In the context of what John writes here, adding to and taking away involves changing or deleting the message of what has been revealed. It is to be understood that during the progress of time Jesus gave understanding of some of the elements of the message of the Revelation to those that needed to know it in their respective times in history. That which is not revealed cannot be understood until it is revealed. In history, and in particular the past two hundred years, there has been more study and teaching of the Book of Revelation than in previous centuries. Books have been written by authors of various backgrounds that have correctly explained some things in the Revelation but are incorrect on many other points. The incorrect points are the best guesses of those authors at the time and are not necessarily the adding to or taking away of which John wrote. Honest and sincere teaching on the Revelation is not condemned where it is mistaken. What is condemned is the deliberate altering of the meaning within the Revelation to advance the causes of religious Babylon or the ideologies of opponents of the everlasting gospel.
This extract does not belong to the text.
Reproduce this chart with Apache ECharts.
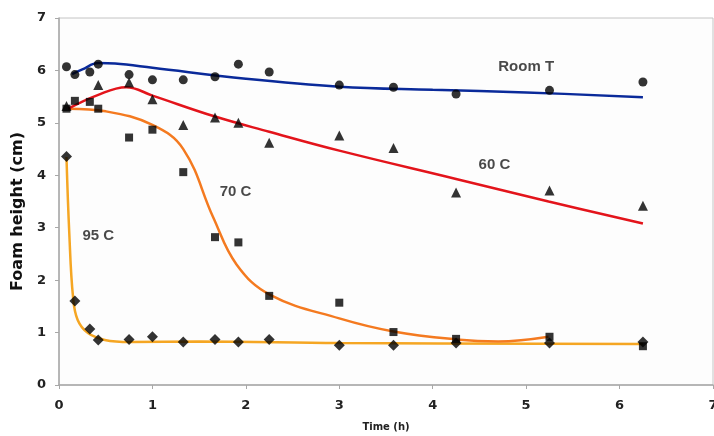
<!DOCTYPE html>
<html>
<head>
<meta charset="utf-8">
<script src="https://cdn.jsdelivr.net/npm/echarts@6/dist/echarts.min.js"></script>
<style>
  html, body { margin: 0; padding: 0; background: #fff; }
  #chart { width: 714px; height: 436px; }
</style>
</head>
<body>
<div id="chart"></div>
<script>
// measured points (time h, foam height cm)
const roomT = [[0.08, 6.07], [0.17, 5.92], [0.33, 5.97], [0.42, 6.12], [0.75, 5.92], [1.0, 5.82], [1.33, 5.82], [1.67, 5.88], [1.92, 6.12], [2.25, 5.97], [3.0, 5.72], [3.58, 5.68], [4.25, 5.55], [5.25, 5.62], [6.25, 5.78]];
const c60 = [[0.08, 5.32], [0.42, 5.72], [0.75, 5.77], [1.0, 5.45], [1.33, 4.96], [1.67, 5.1], [1.92, 5.0], [2.25, 4.62], [3.0, 4.76], [3.58, 4.52], [4.25, 3.67], [5.25, 3.71], [6.25, 3.42]];
const c70 = [[0.08, 5.27], [0.17, 5.42], [0.33, 5.4], [0.42, 5.27], [0.75, 4.72], [1.0, 4.87], [1.33, 4.06], [1.67, 2.82], [1.92, 2.72], [2.25, 1.7], [3.0, 1.57], [3.58, 1.01], [4.25, 0.88], [5.25, 0.92], [6.25, 0.74]];
const c95 = [[0.08, 4.36], [0.17, 1.6], [0.33, 1.07], [0.42, 0.86], [0.75, 0.87], [1.0, 0.92], [1.33, 0.82], [1.67, 0.87], [1.92, 0.82], [2.25, 0.87], [3.0, 0.76], [3.58, 0.76], [4.25, 0.8], [5.25, 0.8], [6.25, 0.82]];

// fitted trend curves
const fitRoomT = [[0.14, 5.93], [0.25, 6.02], [0.42, 6.14], [0.6, 6.13], [1.0, 6.05], [2.0, 5.84], [3.0, 5.69], [4.0, 5.63], [5.0, 5.58], [6.25, 5.49]];
const fit60 = [[0.1, 5.27], [0.4, 5.52], [0.72, 5.68], [1.0, 5.52], [1.67, 5.12], [2.25, 4.83], [3.0, 4.47], [4.25, 3.93], [5.24, 3.5], [6.25, 3.08]];
const fit70 = [[0.1, 5.27], [0.5, 5.22], [1.0, 4.96], [1.33, 4.5], [1.65, 3.2], [1.9, 2.3], [2.26, 1.72], [3.0, 1.27], [3.58, 1.02], [4.25, 0.87], [4.7, 0.83], [5.24, 0.92]];
const fit95 = [[0.08, 4.35], [0.11, 2.9], [0.15, 1.68], [0.2, 1.24], [0.31, 0.99], [0.49, 0.86], [0.76, 0.82], [1.5, 0.83], [3.0, 0.8], [6.25, 0.78]];

// curve labels [x, y, text]
const curveLabels = [[5.0, 6.07, 'Room T'], [4.66, 4.2, '60 C'], [1.89, 3.68, '70 C'], [0.42, 2.84, '95 C']];

const xTicks = { min: 0, max: 7, interval: 1 };
const yTicks = { min: 0, max: 7, interval: 1 };

const chart = echarts.init(document.getElementById('chart'));

function fitLine(data, color) {
	return {
		type: 'line',
		data: data,
		smooth: 0.4,
		showSymbol: false,
		symbol: 'none',
		lineStyle: { color: color, width: 2.5 },
		z: 2,
		silent: true
	};
}

function points(data, symbol, size) {
	return {
		type: 'scatter',
		data: data,
		symbol: symbol,
		symbolSize: size,
		itemStyle: { color: '#000' },
		z: 3,
		silent: true
	};
}

const axisLabelStyle = { color: '#222', fontFamily: 'DejaVu Sans', fontWeight: 'bold', fontSize: 13 };

chart.setOption({
	animation: false,
	backgroundColor: '#fff',
	grid: {
		left: 59, right: 1, top: 18, bottom: 51,
		outerBoundsMode: 'none',
		containLabel: false,
		show: true,
		borderColor: '#c4c4c4',
		borderWidth: 1,
		backgroundColor: '#fdfdfd'
	},
	xAxis: {
		type: 'value',
		min: xTicks.min, max: xTicks.max, interval: xTicks.interval,
		name: 'Time (h)',
		nameLocation: 'middle',
		nameGap: 37,
		nameTextStyle: { color: '#222', fontFamily: 'DejaVu Sans', fontWeight: 'bold', fontSize: 10 },
		axisLine: { lineStyle: { color: '#a8a8a8', width: 1.5 } },
		axisTick: { show: true, inside: false, length: 4, lineStyle: { color: '#a8a8a8' } },
		axisLabel: Object.assign({ margin: 14 }, axisLabelStyle),
		splitLine: { show: false }
	},
	yAxis: {
		type: 'value',
		min: yTicks.min, max: yTicks.max, interval: yTicks.interval,
		name: 'Foam height (cm)',
		nameLocation: 'middle',
		nameGap: 29,
		nameTextStyle: { color: '#111', fontFamily: 'DejaVu Sans', fontWeight: 'bold', fontSize: 16, padding: [0, 20, 0, 0] },
		axisLine: { show: true, lineStyle: { color: '#a8a8a8', width: 1.5 } },
		axisTick: { show: true, inside: false, length: 4, lineStyle: { color: '#a8a8a8' } },
		axisLabel: Object.assign({ margin: 13 }, axisLabelStyle),
		splitLine: { show: false }
	},
	series: [
		fitLine(fit95, '#f5a623'),
		fitLine(fit70, '#f47a20'),
		fitLine(fit60, '#e3141b'),
		fitLine(fitRoomT, '#0a2a9a'),
		points(roomT, 'circle', 9),
		points(c60, 'triangle', 10),
		points(c70, 'rect', 8),
		points(c95, 'diamond', 11),
		{
			type: 'scatter',
			data: curveLabels.map(d => ({ value: [d[0], d[1]], name: d[2] })),
			symbolSize: 0,
			silent: true,
			z: 4,
			label: {
				show: true,
				position: 'inside',
				formatter: p => p.name,
				color: '#1a1a1a',
				fontFamily: 'Liberation Sans',
				fontWeight: 'bold',
				fontSize: 15
			}
		}
	]
});
</script>
</body>
</html>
Jesus adds one last affirmation to the Revelation in verse 20, “He who testifies to these things says, ‘Surely I am coming quickly.’” This is as if Jesus is saying, “I told you so. Now it is up to you.” And John adds the heartfelt hope of all God’s people. “Amen. Even so, come, Lord Jesus!”

As Christians experienced the adversities the church faced throughout history, this has been their heartfelt cry in those circumstances. In our time, we look around us and see so much apostasy in religion and so much ungodliness in the world’s cultures that our hearts cry out, Even so, come. Lord Jesus!

And now we close our extended study of the Book of Revelation with John’s words of benediction in verse 21, “The grace of our Lord Jesus Christ be with you all. Amen.”